Standard and Poor’s (S&P) Rating Agency early Monday morning announced that it has put the United States long-term debt on a negative outlook. Equity markets plunged on the news and bond markets saw extraordinary action as the yield curve steepened directly after the announcement and yields on the United States 30-year bonds increased.
The announcement, S&P said, means that the firm believes there is a 33 percent chance that it will lower its AAA long-term rating of U.S. sovereign debt within two years.
Such a generalized negative statement is the first time in post-World War II times that an American rating agency has put a negative outlook on all long-term debt issuance by the United States.
As the Bipartisan Policy Center’s Debt Reduction Task Force has warned, current trends will lead to American federal debt exceeding 100 percent of the nation’s Gross Domestic Product within a decade. No serious analysts of the fiscal situation believe that the present debt path can be sustained.
The S&P statement comes at a critical time for negotiations on both the Fiscal Year 2012 budget and the looming debt ceiling increase vote in Congress. We estimate that the debt ceiling will be breached no later than mid-July. That means that the President and Congress have less than 10-12 weeks in which to agree on a long-term plan and then implement it through legislation.

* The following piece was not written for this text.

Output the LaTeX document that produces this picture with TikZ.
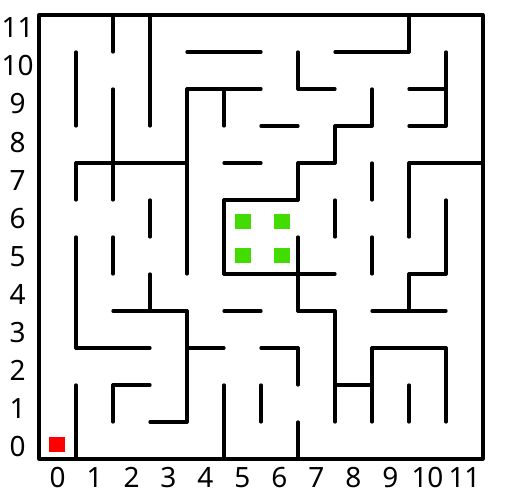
\documentclass[tikz,border=0pt]{standalone}
\usepackage{fontspec}
\setmainfont{Noto Sans}
\definecolor{goalgreen}{RGB}{66,220,0}
\definecolor{startred}{RGB}{255,0,0}

\begin{document}
\begin{tikzpicture}[x=1cm,y=1cm,
  wall/.style={line width=2.5pt,line cap=round,line join=round},
  lbl/.style={inner sep=0pt,font=\fontsize{21.5}{24}\selectfont},
  cellmark/.style={minimum width=4.3mm,minimum height=4.1mm,inner sep=0pt}]
  \useasboundingbox (-1.054,-1.0) rectangle (12.730,12.405);
  \draw[wall] (0,0) rectangle (12,12);
  \foreach \y/\a/\b in {11/4/6,11/8/10,10/4/6,10/7/8,10/10/11,9/6/7,9/8/9,9/10/11,
      8/1/4,8/5/6,8/7/8,8/10/12,7/5/7,5/5/8,5/10/11,4/2/4,4/5/6,4/7/8,4/9/11,
      3/1/3,3/4/5,3/6/7,3/9/11,2/2/3,2/8/9,1/3/4}
    \draw[wall] (\a,\y) -- (\b,\y);
  \foreach \x/\a/\b in {1/9/11,1/7/8,1/3/6,1/0/2,2/11/12,2/7/10,2/5/6,2/1/2,
      3/9/12,3/6/7,3/4/5,4/5/10,4/1/4,5/9/10,5/5/7,5/0/2,6/1/2,
      7/10/11,7/7/8,7/4/6,7/2/3,7/0/1,8/8/9,8/6/7,8/1/4,
      9/9/10,9/7/8,9/5/6,9/1/3,10/11/12,10/6/8,10/4/5,10/1/2,11/9/11,11/5/7,11/1/3}
    \draw[wall] (\x,\a) -- (\x,\b);
  \node[cellmark,fill=startred] (start) at (0.49,0.38) {};
  \node[cellmark,fill=goalgreen] (goalA) at (5.51,6.42) {};
  \node[cellmark,fill=goalgreen] (goalB) at (6.57,6.42) {};
  \node[cellmark,fill=goalgreen] (goalC) at (5.51,5.51) {};
  \node[cellmark,fill=goalgreen] (goalD) at (6.57,5.51) {};
  \foreach \i in {0,...,11}{
    \node[lbl] (xl\i) at (\i+0.5,-0.5) {\i};
    \node[lbl] (yl\i) at (-0.58,0.324+1.03*\i) {\i};
  }
\end{tikzpicture}
\end{document}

The BPC continues to believe that it is unrealistic to expect such fundamental legislative changes to occur in such a short time frame. Therefore, the Bipartisan Policy Center, along with Senator Pete Domenici, Dr. Alice Rivlin, Joe Minarik, Bill Hoagland, Steve Bell and others who have been involved in similar process reform efforts during the past 25 years, has developed and sent to Congress a serious budget enforcement plan, titled SAVEGO. In addition, the BPC document has gone to several members of the Administration.
S&P’s announcement confirms that the stakes are high as Congress confronts the national debt. The BPC hopes that recent suggestions by President Obama and House Budget Committee Chairman Paul Ryan will join with an anticipated plan from the Senate’s “Gang of Six” to form a serious bipartisan negotiation and subsequent agreement on reducing the projected national debt by at least $4 trillion over the next ten years.
Any significant increase in interest rates precipitated by lack of bond market participants’ confidence in getting American debt under control would hurt economic growth substantially and could even lead to another round of serious economic decline.